Selenskis WEF-Rede«Der Ukraine läuft die Zeit davon»
Zu Beginn des diesjährigen WEF hat Wolodimir Selenski stärkere Sanktionen gefordert. Firmen und Staaten müssten den Druck auf Russland erhöhen, so der ukrainische Präsident.
Der Schweizer Aussenminister Ignazio Cassis profitierte bei seinem Auftritt beim World Economic Forum vom Selenski-Effekt. Denn schon bei Cassis’ Grusswort war die grosse Kongresshalle, die über 1200 Menschen fasst, bis auf wenige Plätze gefüllt.
Kaum erschien der ukrainische Präsident auf dem riesigen Bildschirm der Bühne, brandete Applaus auf. Bei seiner Rede beliess es der ukrainische Präsident bei seinem bewährten Set-up: Im olivgrünen T-Shirt am Schreibtisch sitzend, mit zwei ukrainischen Fahnen im Hintergrund, wandte er sich an die globale Elite des WEF.
Auch Selenskis Botschaft hielt sich an das bekannte Playbook: Er forderte die Staaten und Firmen auf, den Druck auf Russland zu erhöhen. «Wir brauchen stärkere Sanktionen, etwa ein Ölembargo oder ein Embargo für den russischen IT-Sektor», sagte er.
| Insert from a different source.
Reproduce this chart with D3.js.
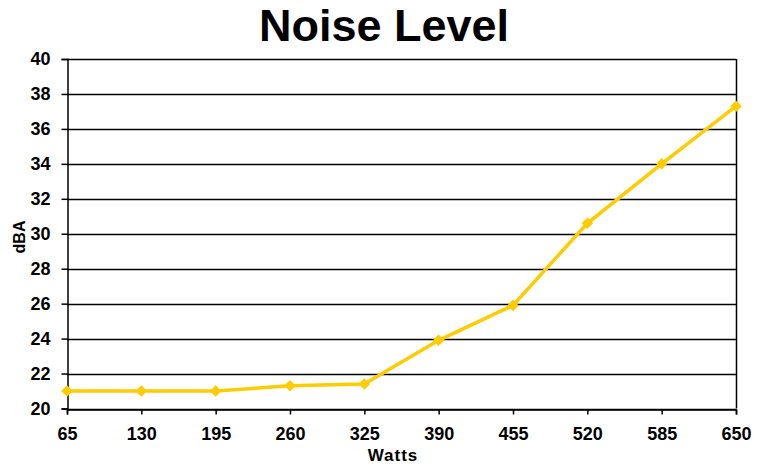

Selenski nahm auch die Wirtschaftsführer in die Pflicht. Er forderte die Unternehmen auf, ihre Aktivitäten in Russland einzustellen. «Sie können ihr Geschäft von der Ukraine aus betreiben», warb der ukrainische Präsident.
Waffen und Wiederaufbau
In Sachen Waffenlieferungen erneuerte er seine Mahnung: «Ich weiss nicht, wie viel Zeit Europa und die Welt haben», so Selenski, «aber der Ukraine läuft die Zeit davon.» Diese Aussage scheint auf jene Kräfte gemünzt gewesen zu sein, die beim Thema Waffenlieferungen noch zurückhaltend sind – wie der deutsche Co-Vorsitzende der Sozialdemokraten, Lars Klingbeil, der im Saal der Rede zuhörte.
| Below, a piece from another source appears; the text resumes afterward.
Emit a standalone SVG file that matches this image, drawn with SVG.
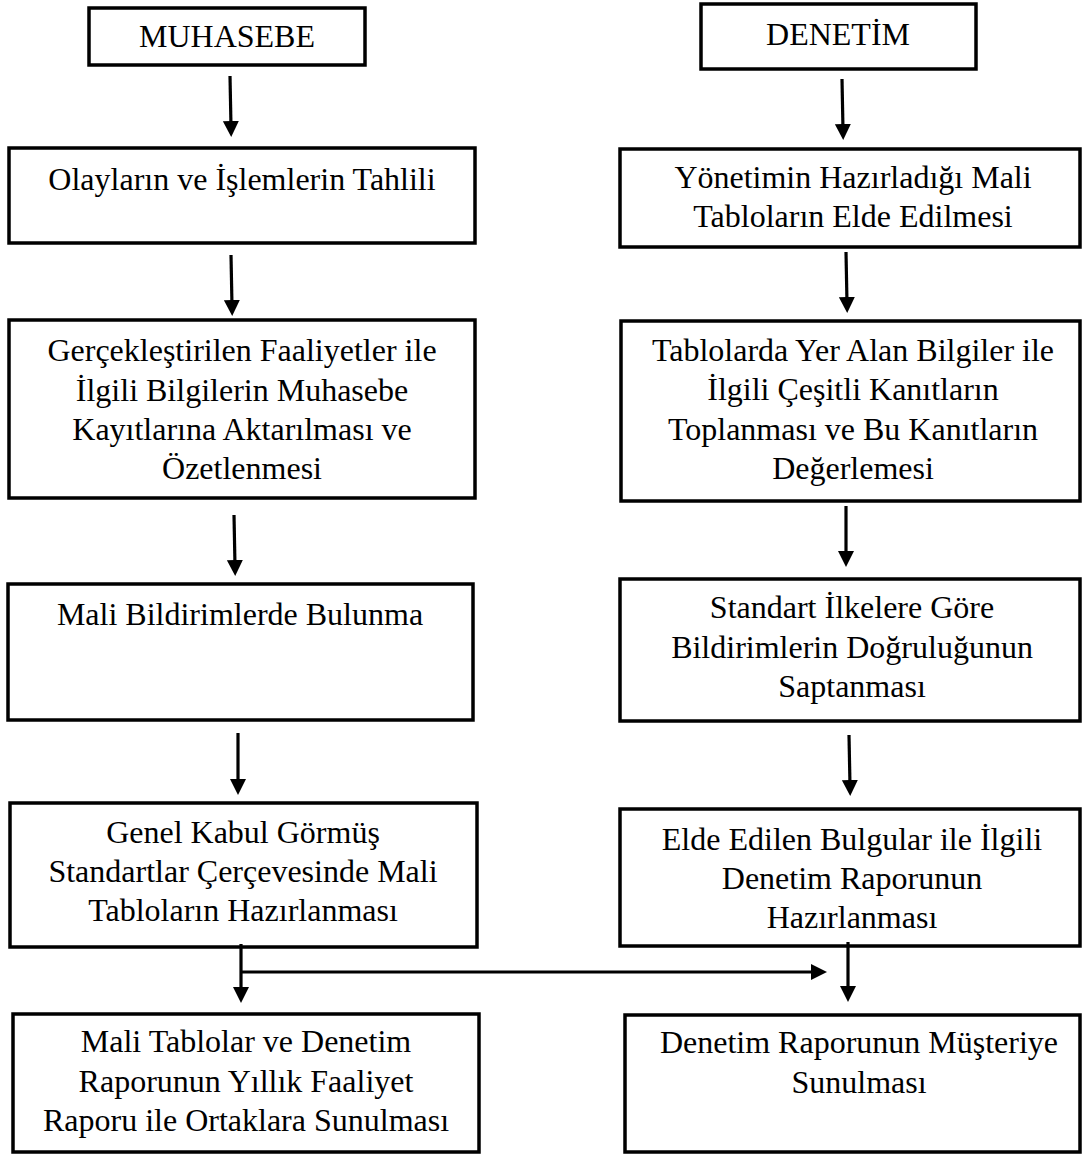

Ein Thema der Rede war der Wiederaufbau des Landes. Selenski bezifferte die bisher erlittenen Schäden auf drei Billionen Dollar. Grosse Hoffnungen setzt er auf die geplante Wiederaufbaukonferenz, welche die Schweiz im Juli in Lugano organisieren will. Alle befreundeten Staaten, aber auch Firmen sollen dort ihren Beitrag vorstellen, so Selenski.
Lösung für Getreideproblem nicht in Sicht
Ein grosses Problem für die Ukraine ist, dass Russland dem Land den Zugang zum Schwarzen Meer blockiert. Das erschwert es enorm, die Getreideernte zu exportieren. Dabei ist Ukraine einer der grössten Getreideexporteure, der vor allem Länder in Afrika wie Ägypten beliefert.
Auf die Frage Schwabs, wie das Problem gelöst werden könne, antwortete Selenski, dass die Staatengemeinschaft versuchen solle, einen Seekorridor freizubekommen, um Getreideexporte zu ermöglichen.
Wie das allerdings gelingen soll, dazu sagte er nichts. Es erscheint kaum möglich, dass Russland den Würgegriff um das Land lockert. Und die Nato dürften kaum mit ihrer Marine den Weg für Getreideschiffe freischiessen, um diesen Seekorridor freizubekommen.
Selenski beklagte zudem, dass Russland massenhaft Getreide stehle und ausser Landes «schmuggle». Er rief die Staatengemeinschaft dazu auf, mitzuhelfen, den Verkauf des gestohlenen Getreides zu unterbinden.
Freundliche Worte von Schwab
Auch wenn Selenski nur per Video zugeschaltet war, für den ukrainischen Präsidenten war es ein Heimspiel. Nach seiner Rede stand der Saal auf und spendete ihm Standing Ovations. «Mein Wunsch an Sie ist, dass Sie das Gefühl der Einheit nicht verlieren», warb Selenski.
Und WEF-Gründer Klaus Schwab versicherte: «Ich schliesse diese Session damit, dass wir alle mit Ihnen vereint sind.»
Doch so freundliche Worte hatten die WEF-Gastgeber in der Vergangenheit auch für Politiker wie Wladimir Putin oder Chinas Präsidenten Xi Jinping.